人類最初の太平洋無着陸横断の記録〜 No.9

ビードルの悲しい最後
ミスビードルはウェナッチに胴体着陸後、ランディングギアの修理のため、シアトルに搬送された。その後パングボーンたちは世界一周を達成するためにニューヨークまで飛んだ。世界一周速度記録こそ樹立することはできなかったが、人類初の太平洋無着陸横断の記録を達成した。ハーンドーンはその後、ミスビードルをレオン・ピスクーリという医者に売却して、さらに資金を手にすることになった。この医者は機体名を"アメリカンナース"に変え、イタリアまでの飛行を試みたが、イギリス近海で墜落し、機体も乗員も二度と帰らないものとなってしまった。なおビードルの機体図面は、ベランカ氏の子孫、オーガストが経営するアビアベランカ社が所有権を持ち、スミソニアン博物館に収蔵されている。

エピローグ
後日談ですが、三沢市と同様ウエナッチ市もりんごの有数の産地であることから、淋代海岸で小さな子供にもらった5個のりんごに感謝して、ウエナッチ市よりリチャードデリシャスの苗木5本が、三沢市に贈られている。その苗木は、三沢市のりんご農園で挿し木され、数年後立派なデリシャスの実をつけた。

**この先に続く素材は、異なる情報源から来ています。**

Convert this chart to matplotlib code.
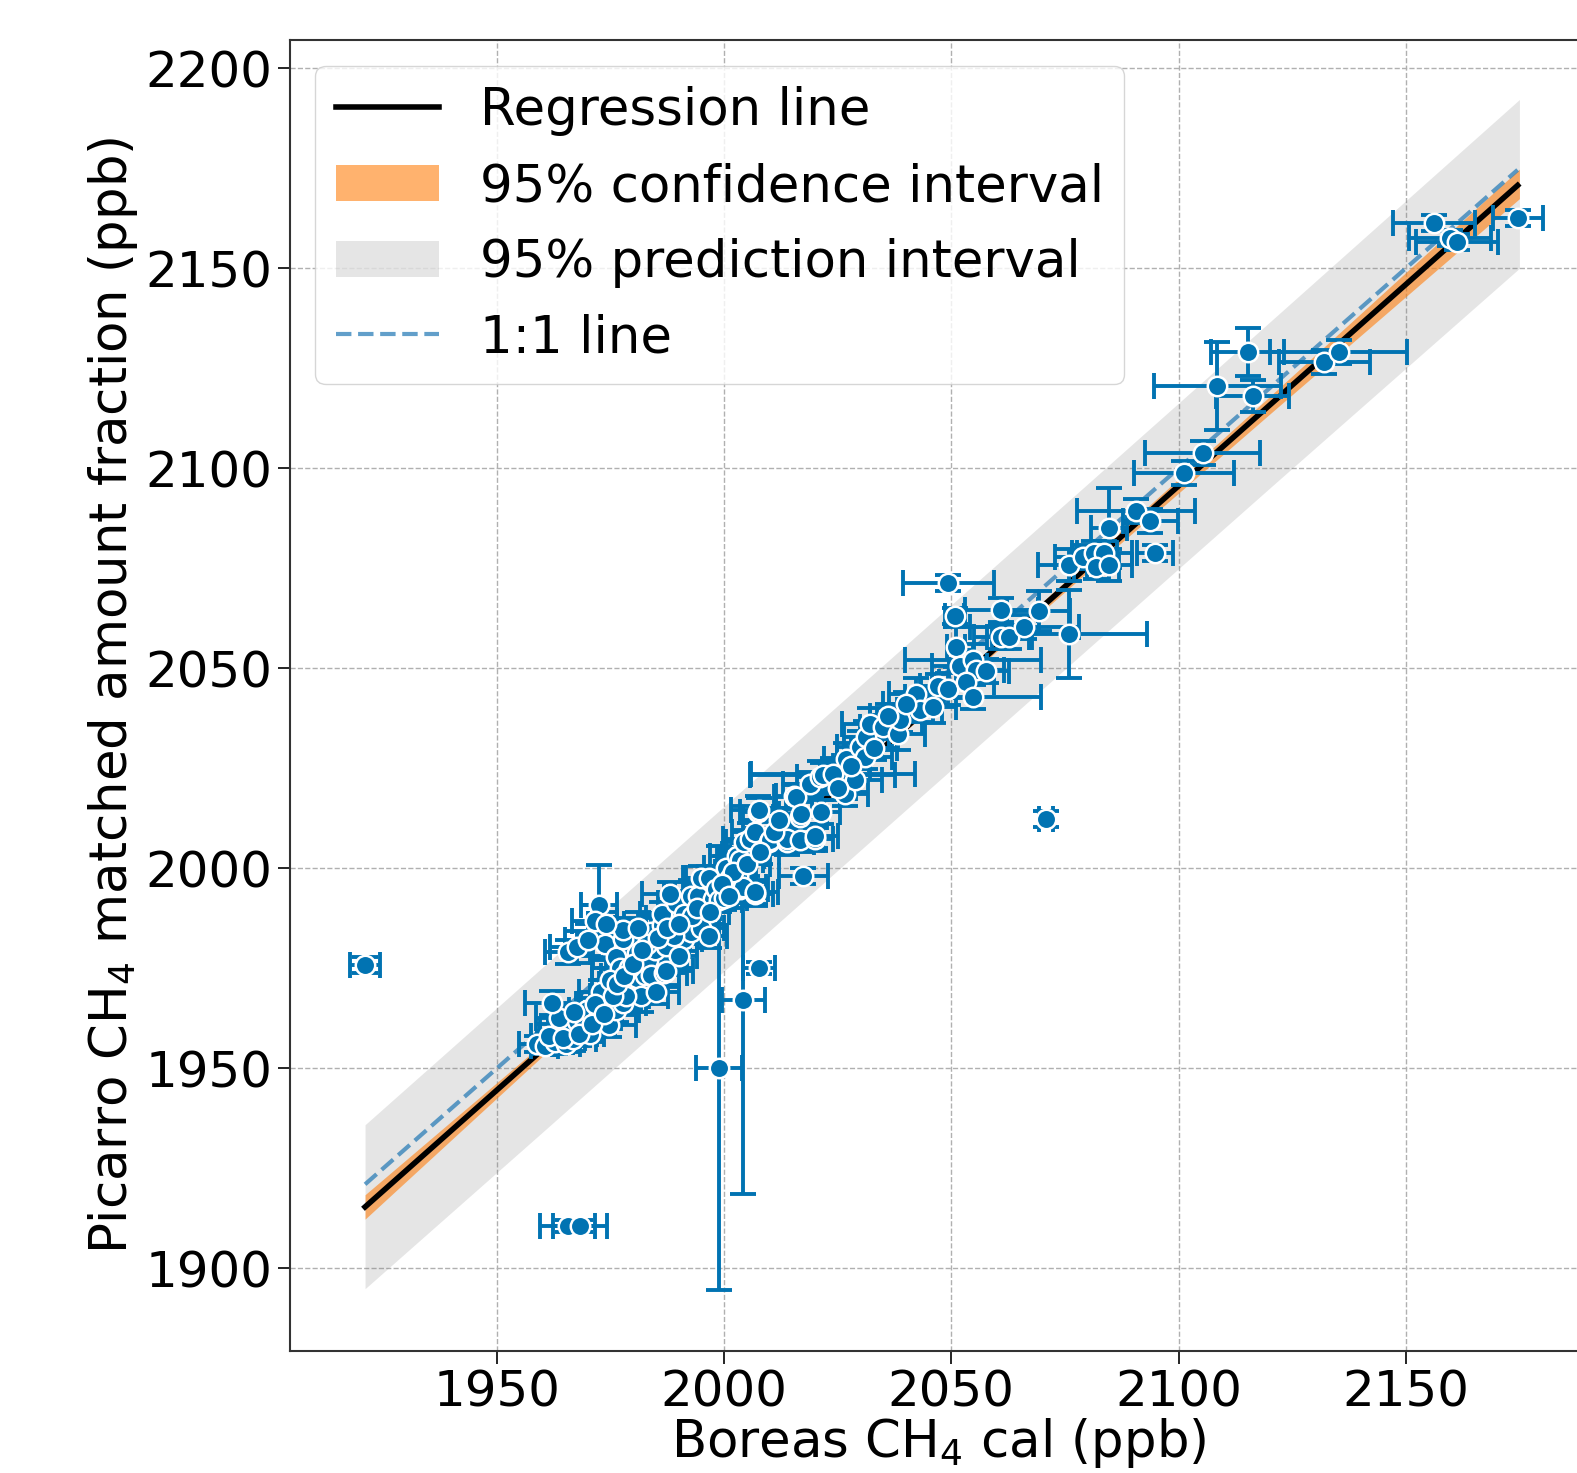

現在もこのリチャードデリシャスは、日本中で収穫されている。また現在ある三沢基地は、この偉業を契機に作られたものといわれている。そして1981年には、青森県三沢市とワシントン州ウエナッチ市は、姉妹都市契約を結び、今日まで20年にわたり友好関係を続けていることはご存知のとおりです。

最後に
なお青森県と三沢市は、この偉業にちなみ2003年夏に、淋代海岸近くに航空科学館をオープンする予定です。2003年はちょうどライト兄弟のフライヤー号が、初めて空を飛んでから100年目にあたることもあり、記念すべき事業となるとおもわれます。またウエナッチ市でも地元EAAのメンバーを中心にミスビードルの復元機を製作し、2003年夏に三沢市淋代海岸からウエナッチに向けて離陸の予定です。もしこれが成功すれば、航空科学館のオープンにすばらしい花を添えることになるに違いありません。